ここでイエスさまは洗礼者ヨハネとの向き合い方を問われています。罪を指摘し、悔い改めの必要性を説いた、罪の赦しの可能性を教え続けていった洗礼者ヨハネとの向き合い方を。そして、それは、イエスさまとの関係性にも結びついていくことになるのです。洗礼者ヨハネのメッセージに心動かされた者たちは、イエスさまのところにもやってくる。逆に、洗礼者ヨハネのメッセージに心動かされない者たちは、イエスさまとの距離もとってしまうことになる。これも、兄と、弟と指摘された者たちの中にみられるものです。

ニコラ・プッサン Nicolas Poussin「ヨルダン川の洗礼者ヨハネ」(1630)
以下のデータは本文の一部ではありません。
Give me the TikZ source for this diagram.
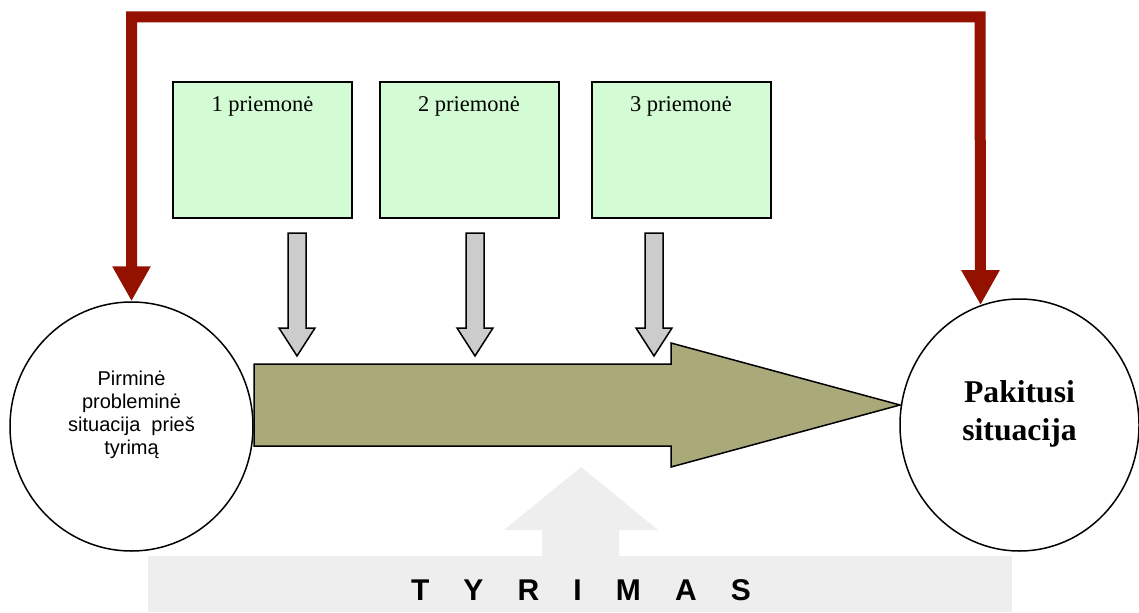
\documentclass[tikz,border=0pt]{standalone}
\usepackage{fontspec}
\setmainfont{Liberation Serif}
\setsansfont{Liberation Sans}
\usetikzlibrary{arrows.meta,shapes.geometric,positioning}
\definecolor{darkred}{RGB}{148,17,0}
\definecolor{boxgreen}{RGB}{212,252,212}
\definecolor{olivegreen}{RGB}{170,169,122}
\definecolor{arrgray}{RGB}{204,204,204}
\definecolor{palegray}{RGB}{238,238,238}

\begin{document}
\begin{tikzpicture}[x=0.6pt,y=-0.6pt,
	sit/.style={ellipse, draw, line width=0.9pt, inner sep=0pt},
	mbox/.style={draw, line width=1.2pt, fill=boxgreen, minimum width=107.4pt, minimum height=81.6pt, inner sep=0pt},
	mtxt/.style={font=\fontsize{13.5}{16}\selectfont, inner sep=0pt},
	redarrow/.style={draw=darkred, line width=6.6pt, {Triangle[length=21pt,width=21.6pt]}-{Triangle[length=21pt,width=21.6pt]}},
	garrow/.style={draw, line width=0.9pt, fill=arrgray, line join=miter}]
	\useasboundingbox (0,0) rectangle (1139,612);
	% situations
	\node[sit, minimum width=145.8pt, minimum height=149.4pt] (pirm) at (131.5,426.5) {};
	\node[font=\sffamily\fontsize{12}{13.8}\selectfont, align=center] (pirmt) at ([yshift=6.9pt]pirm.center) {Pirminė\\probleminė\\situacija\ \ prieš\\tyrimą};
	\node[sit, minimum width=143.4pt, minimum height=151.2pt] (chg) at (1019.5,425) {};
	\node[font=\bfseries\fontsize{19}{22.8}\selectfont, align=center] (chgt) at ([yshift=6.6pt]chg.center) {Pakitusi\\situacija};
	% main arrow
	\draw[garrow, fill=olivegreen] (254,364) -- (671,364) -- (671,343) -- (900,405) -- (671,467) -- (671,446) -- (254,446) -- cycle;
	% measures
	\foreach \x [count=\i] in {262.5,469,681} {
		\node[mbox] (m\i) at (\x,150) {};
		\node[mtxt, anchor=base] (t\i) at ([yshift=-18.6pt]m\i.north) {\i{} priemonė};
	}
	\foreach \x in {297,475,654} {
		\draw[garrow] (\x-9,233) -- (\x+9,233) -- (\x+9,328) -- (\x+18,328) -- (\x,356) -- (\x-18,328) -- (\x-9,328) -- cycle;
	}
	% feedback
	\coordinate (tl) at (pirm.north |- 0,17);
	\coordinate (tr) at (980,17);
	\draw[redarrow] (pirm.north) -- (tl) -- (tr) -- (chg.108);
	% research
	\fill[palegray] (148,556) rectangle (1012,612);
	\fill[palegray] (542,557) -- (542,530) -- (504,530) -- (581,467) -- (658,530) -- (619,530) -- (619,557) -- cycle;
	\node[font=\sffamily\bfseries\fontsize{18}{20}\selectfont, anchor=base] (tyr) at (581,600) {\spaceskip=20.5pt T Y R I M A S};
\end{tikzpicture}
\end{document}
今朝の旧約聖書の言葉も私たちは肝に命じていかなければならないと思います。「『イスラエルの家よ、どうしてお前たちは死んでよいだろうか。わたしはだれの死をも喜ばない。お前たちは立ち帰って、生きよ』と主なる神は言われる」。神さまの御心は、誰もが罪を赦されて生きることです。一人として滅んで欲しくない。悔い改めて、立ち返って生きて欲しいと願っておられる。「最初」が問題なのではありません。結果的に父の元に、
神さまの元に行かなければ、戻らなければ意味がないのです。たとえ「最初」がどうであろうと、そこに神さまの御心がある。そのことを深く覚えて行きたいと思います。

《 祈り 》
・最近の新型コロナの問題は落ち着いているように見えますが、先日のシルバーウイークでは各地で多くの賑わいを見せ、経済活動が加速されているようにも見受けられます。そのために、また感染の拡大が危惧されてもいますが、このウイズ・コロナの時代、経済活動と感染予防という対極にある課題と同時に向き合わなければなりませんが、新たに誕生した政府も賢明な対策が取れるようにお導きくださいますようお願いいたします。また私たち市民一人一人も長期間にわたる緊張感のためか意識が緩みがちになっているようにも感じますが、しっかりと個々人においても感染対策に気を配っていくことができますようにお助けください。

・このところの天候不順もあって鐘楼の修繕工事が予定よりも若干遅れているようです。そのためもあってか、大工さんも雨天の中懸命に取り組んでくださっていますが、どうぞ体調面もお守りくださり、事故などもないようにお守りください。また、良い修繕がなされますようにお導きをお願いいたします。

主イエス・キリストの御名によって祈ります。